I personally couldn't care less but I find it amusing that this colour situation is being dismissed as 'get over it' yet were a white actor to play a black character the heavens would fall in. The inevitable hypocrisy.
Someone white playing either of those gentlemen in a film, if it was about the things they were most famous for, might indeed seem odd. Similarly Othello - these days at least. At the time (this is quite an old link) it seemed odd watching Margaret of Anjou player by a black actress, but Margaret's colour wasn’t really relevant to the part so I’d say it was fair enough. No odder than the men who’d have played her in Shakespeare’s day anyway
i have noticed that a few white roles are going to black actors, sometimes it jars, especially on a period drama, no matter how good the black actor is. In this instance i would have cast a Caucasian, but i am not in the theatre, tv, line. Sure i will get shot down in flames, but that is just me trying to be honest.

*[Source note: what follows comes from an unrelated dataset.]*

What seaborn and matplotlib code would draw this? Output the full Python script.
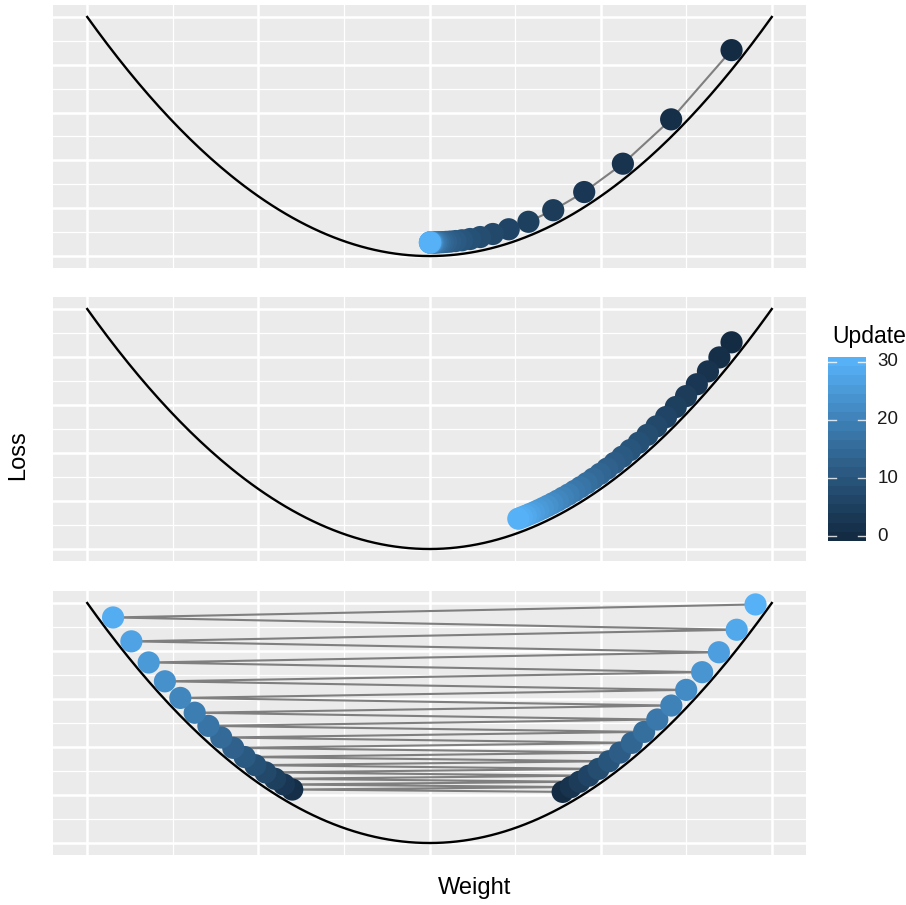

The only way it would be truly accurate would be to bring back the original Margaret ...
It's acting. The better the actor the less it matters and she was pretty damn good as I recall.
I personally couldn't care less but I find it amusing that this colour situation is being dismissed as 'get over it' yet were a white actor to play a black character the heavens would fall in. The inevitable hypocrisy.
Would the heavens fall in if a ‘black’ part was taken by a white actor?
Looks like it’s happebed many times and no one had turned a hair.
One thinks of Othello
...
one wonders in the days of old, say in Shakespeare's time, were there many black actors about,
if not, then the role would be taken by a white actor blacked up presumably.